### Instruction
Please write the listing below out again exactly, leaving every picture behind.

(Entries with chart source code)
-.-.-
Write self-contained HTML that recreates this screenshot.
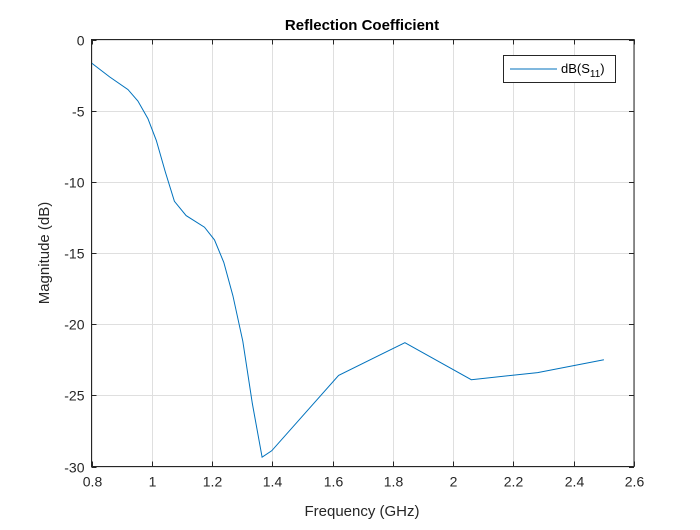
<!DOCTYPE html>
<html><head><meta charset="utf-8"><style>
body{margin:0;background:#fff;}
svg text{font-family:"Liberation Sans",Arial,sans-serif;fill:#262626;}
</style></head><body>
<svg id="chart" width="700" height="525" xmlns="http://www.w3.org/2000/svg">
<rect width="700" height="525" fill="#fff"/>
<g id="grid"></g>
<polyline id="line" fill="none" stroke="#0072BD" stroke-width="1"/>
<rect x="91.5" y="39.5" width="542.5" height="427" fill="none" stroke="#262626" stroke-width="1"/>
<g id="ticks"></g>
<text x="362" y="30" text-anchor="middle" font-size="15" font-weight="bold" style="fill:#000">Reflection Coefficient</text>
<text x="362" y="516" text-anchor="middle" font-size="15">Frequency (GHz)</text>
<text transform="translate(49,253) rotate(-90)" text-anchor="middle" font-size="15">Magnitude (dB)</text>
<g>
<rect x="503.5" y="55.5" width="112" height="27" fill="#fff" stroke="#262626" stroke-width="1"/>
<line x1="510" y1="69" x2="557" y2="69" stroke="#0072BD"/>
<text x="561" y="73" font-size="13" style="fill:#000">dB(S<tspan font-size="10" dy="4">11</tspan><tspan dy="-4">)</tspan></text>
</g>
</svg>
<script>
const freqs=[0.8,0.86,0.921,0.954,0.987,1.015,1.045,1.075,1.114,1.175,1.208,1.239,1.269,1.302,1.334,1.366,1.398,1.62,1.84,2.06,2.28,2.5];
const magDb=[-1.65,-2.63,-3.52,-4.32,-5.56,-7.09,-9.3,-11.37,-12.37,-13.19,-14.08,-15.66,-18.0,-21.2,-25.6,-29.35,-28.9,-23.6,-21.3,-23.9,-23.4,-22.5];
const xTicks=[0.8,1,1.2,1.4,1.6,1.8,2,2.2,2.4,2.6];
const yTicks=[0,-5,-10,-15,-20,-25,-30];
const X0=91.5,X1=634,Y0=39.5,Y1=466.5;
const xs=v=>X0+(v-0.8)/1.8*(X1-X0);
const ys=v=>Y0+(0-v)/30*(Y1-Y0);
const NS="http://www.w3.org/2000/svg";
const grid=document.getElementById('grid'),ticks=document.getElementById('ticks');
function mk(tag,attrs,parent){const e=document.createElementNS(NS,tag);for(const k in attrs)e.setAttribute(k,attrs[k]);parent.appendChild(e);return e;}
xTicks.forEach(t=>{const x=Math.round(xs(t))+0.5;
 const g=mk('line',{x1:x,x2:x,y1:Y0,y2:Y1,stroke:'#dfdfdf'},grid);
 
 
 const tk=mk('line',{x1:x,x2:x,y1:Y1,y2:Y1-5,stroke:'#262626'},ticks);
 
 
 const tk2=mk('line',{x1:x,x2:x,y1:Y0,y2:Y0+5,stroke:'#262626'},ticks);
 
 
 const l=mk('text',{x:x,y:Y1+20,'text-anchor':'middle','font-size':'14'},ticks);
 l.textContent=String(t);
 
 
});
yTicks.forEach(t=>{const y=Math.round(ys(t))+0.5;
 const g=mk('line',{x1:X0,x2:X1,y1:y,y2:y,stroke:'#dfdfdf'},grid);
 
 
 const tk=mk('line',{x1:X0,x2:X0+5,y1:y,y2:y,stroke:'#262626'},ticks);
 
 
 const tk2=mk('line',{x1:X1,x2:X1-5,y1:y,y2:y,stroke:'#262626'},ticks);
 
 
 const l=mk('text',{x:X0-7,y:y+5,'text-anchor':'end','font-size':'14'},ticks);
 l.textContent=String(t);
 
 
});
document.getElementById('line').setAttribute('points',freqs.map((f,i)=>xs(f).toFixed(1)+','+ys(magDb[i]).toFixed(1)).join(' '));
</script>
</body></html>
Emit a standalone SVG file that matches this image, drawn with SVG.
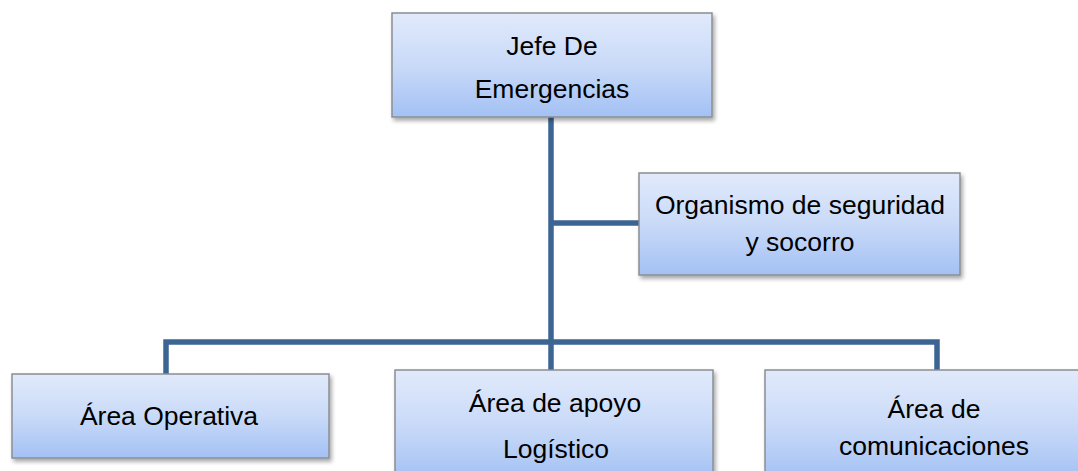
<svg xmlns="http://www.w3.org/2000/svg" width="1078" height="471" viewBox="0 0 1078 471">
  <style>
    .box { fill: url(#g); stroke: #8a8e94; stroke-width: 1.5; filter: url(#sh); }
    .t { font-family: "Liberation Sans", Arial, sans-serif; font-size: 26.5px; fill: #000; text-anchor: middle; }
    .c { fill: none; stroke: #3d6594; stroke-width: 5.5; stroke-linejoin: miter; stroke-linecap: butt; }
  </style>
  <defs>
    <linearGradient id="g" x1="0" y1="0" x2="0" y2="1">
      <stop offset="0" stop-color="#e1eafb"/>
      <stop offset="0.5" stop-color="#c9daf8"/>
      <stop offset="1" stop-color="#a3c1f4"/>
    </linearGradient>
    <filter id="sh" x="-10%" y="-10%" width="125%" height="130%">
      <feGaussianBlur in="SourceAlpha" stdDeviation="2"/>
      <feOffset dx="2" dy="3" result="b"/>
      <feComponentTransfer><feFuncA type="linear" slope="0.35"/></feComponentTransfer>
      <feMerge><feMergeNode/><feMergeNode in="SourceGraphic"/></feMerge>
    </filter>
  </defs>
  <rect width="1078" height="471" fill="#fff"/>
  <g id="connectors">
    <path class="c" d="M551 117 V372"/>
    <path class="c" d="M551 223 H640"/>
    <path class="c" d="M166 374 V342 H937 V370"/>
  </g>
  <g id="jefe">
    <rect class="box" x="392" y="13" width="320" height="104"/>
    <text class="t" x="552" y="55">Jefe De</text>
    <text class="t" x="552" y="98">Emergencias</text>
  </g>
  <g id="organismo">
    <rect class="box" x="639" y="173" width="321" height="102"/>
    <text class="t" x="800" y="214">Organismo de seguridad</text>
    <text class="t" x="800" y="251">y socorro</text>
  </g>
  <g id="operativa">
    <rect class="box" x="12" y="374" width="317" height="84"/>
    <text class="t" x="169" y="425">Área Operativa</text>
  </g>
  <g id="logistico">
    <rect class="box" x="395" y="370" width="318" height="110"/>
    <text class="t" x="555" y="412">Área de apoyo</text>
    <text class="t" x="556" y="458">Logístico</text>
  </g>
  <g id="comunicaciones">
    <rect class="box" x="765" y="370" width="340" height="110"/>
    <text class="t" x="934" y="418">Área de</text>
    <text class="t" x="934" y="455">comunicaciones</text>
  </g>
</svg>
-.-.-
### Solution for this exercise
Write self-contained HTML that recreates this screenshot.
<!DOCTYPE html>
<html><head><meta charset="utf-8"><style>
body{margin:0;background:#fff;}
svg text{font-family:"Liberation Sans",Arial,sans-serif;fill:#262626;}
</style></head><body>
<svg id="chart" width="700" height="525" xmlns="http://www.w3.org/2000/svg">
<rect width="700" height="525" fill="#fff"/>
<g id="grid"></g>
<polyline id="line" fill="none" stroke="#0072BD" stroke-width="1"/>
<rect x="91.5" y="39.5" width="542.5" height="427" fill="none" stroke="#262626" stroke-width="1"/>
<g id="ticks"></g>
<text x="362" y="30" text-anchor="middle" font-size="15" font-weight="bold" style="fill:#000">Reflection Coefficient</text>
<text x="362" y="516" text-anchor="middle" font-size="15">Frequency (GHz)</text>
<text transform="translate(49,253) rotate(-90)" text-anchor="middle" font-size="15">Magnitude (dB)</text>
<g>
<rect x="503.5" y="55.5" width="112" height="27" fill="#fff" stroke="#262626" stroke-width="1"/>
<line x1="510" y1="69" x2="557" y2="69" stroke="#0072BD"/>
<text x="561" y="73" font-size="13" style="fill:#000">dB(S<tspan font-size="10" dy="4">11</tspan><tspan dy="-4">)</tspan></text>
</g>
</svg>
<script>
const freqs=[0.8,0.86,0.921,0.954,0.987,1.015,1.045,1.075,1.114,1.175,1.208,1.239,1.269,1.302,1.334,1.366,1.398,1.62,1.84,2.06,2.28,2.5];
const magDb=[-1.65,-2.63,-3.52,-4.32,-5.56,-7.09,-9.3,-11.37,-12.37,-13.19,-14.08,-15.66,-18.0,-21.2,-25.6,-29.35,-28.9,-23.6,-21.3,-23.9,-23.4,-22.5];
const xTicks=[0.8,1,1.2,1.4,1.6,1.8,2,2.2,2.4,2.6];
const yTicks=[0,-5,-10,-15,-20,-25,-30];
const X0=91.5,X1=634,Y0=39.5,Y1=466.5;
const xs=v=>X0+(v-0.8)/1.8*(X1-X0);
const ys=v=>Y0+(0-v)/30*(Y1-Y0);
const NS="http://www.w3.org/2000/svg";
const grid=document.getElementById('grid'),ticks=document.getElementById('ticks');
function mk(tag,attrs,parent){const e=document.createElementNS(NS,tag);for(const k in attrs)e.setAttribute(k,attrs[k]);parent.appendChild(e);return e;}
xTicks.forEach(t=>{const x=Math.round(xs(t))+0.5;
 const g=mk('line',{x1:x,x2:x,y1:Y0,y2:Y1,stroke:'#dfdfdf'},grid);
 
 
 const tk=mk('line',{x1:x,x2:x,y1:Y1,y2:Y1-5,stroke:'#262626'},ticks);
 
 
 const tk2=mk('line',{x1:x,x2:x,y1:Y0,y2:Y0+5,stroke:'#262626'},ticks);
 
 
 const l=mk('text',{x:x,y:Y1+20,'text-anchor':'middle','font-size':'14'},ticks);
 l.textContent=String(t);
 
 
});
yTicks.forEach(t=>{const y=Math.round(ys(t))+0.5;
 const g=mk('line',{x1:X0,x2:X1,y1:y,y2:y,stroke:'#dfdfdf'},grid);
 
 
 const tk=mk('line',{x1:X0,x2:X0+5,y1:y,y2:y,stroke:'#262626'},ticks);
 
 
 const tk2=mk('line',{x1:X1,x2:X1-5,y1:y,y2:y,stroke:'#262626'},ticks);
 
 
 const l=mk('text',{x:X0-7,y:y+5,'text-anchor':'end','font-size':'14'},ticks);
 l.textContent=String(t);
 
 
});
document.getElementById('line').setAttribute('points',freqs.map((f,i)=>xs(f).toFixed(1)+','+ys(magDb[i]).toFixed(1)).join(' '));
</script>
</body></html>
Emit a standalone SVG file that matches this image, drawn with SVG.
<svg xmlns="http://www.w3.org/2000/svg" width="1078" height="471" viewBox="0 0 1078 471">
  <style>
    .box { fill: url(#g); stroke: #8a8e94; stroke-width: 1.5; filter: url(#sh); }
    .t { font-family: "Liberation Sans", Arial, sans-serif; font-size: 26.5px; fill: #000; text-anchor: middle; }
    .c { fill: none; stroke: #3d6594; stroke-width: 5.5; stroke-linejoin: miter; stroke-linecap: butt; }
  </style>
  <defs>
    <linearGradient id="g" x1="0" y1="0" x2="0" y2="1">
      <stop offset="0" stop-color="#e1eafb"/>
      <stop offset="0.5" stop-color="#c9daf8"/>
      <stop offset="1" stop-color="#a3c1f4"/>
    </linearGradient>
    <filter id="sh" x="-10%" y="-10%" width="125%" height="130%">
      <feGaussianBlur in="SourceAlpha" stdDeviation="2"/>
      <feOffset dx="2" dy="3" result="b"/>
      <feComponentTransfer><feFuncA type="linear" slope="0.35"/></feComponentTransfer>
      <feMerge><feMergeNode/><feMergeNode in="SourceGraphic"/></feMerge>
    </filter>
  </defs>
  <rect width="1078" height="471" fill="#fff"/>
  <g id="connectors">
    <path class="c" d="M551 117 V372"/>
    <path class="c" d="M551 223 H640"/>
    <path class="c" d="M166 374 V342 H937 V370"/>
  </g>
  <g id="jefe">
    <rect class="box" x="392" y="13" width="320" height="104"/>
    <text class="t" x="552" y="55">Jefe De</text>
    <text class="t" x="552" y="98">Emergencias</text>
  </g>
  <g id="organismo">
    <rect class="box" x="639" y="173" width="321" height="102"/>
    <text class="t" x="800" y="214">Organismo de seguridad</text>
    <text class="t" x="800" y="251">y socorro</text>
  </g>
  <g id="operativa">
    <rect class="box" x="12" y="374" width="317" height="84"/>
    <text class="t" x="169" y="425">Área Operativa</text>
  </g>
  <g id="logistico">
    <rect class="box" x="395" y="370" width="318" height="110"/>
    <text class="t" x="555" y="412">Área de apoyo</text>
    <text class="t" x="556" y="458">Logístico</text>
  </g>
  <g id="comunicaciones">
    <rect class="box" x="765" y="370" width="340" height="110"/>
    <text class="t" x="934" y="418">Área de</text>
    <text class="t" x="934" y="455">comunicaciones</text>
  </g>
</svg>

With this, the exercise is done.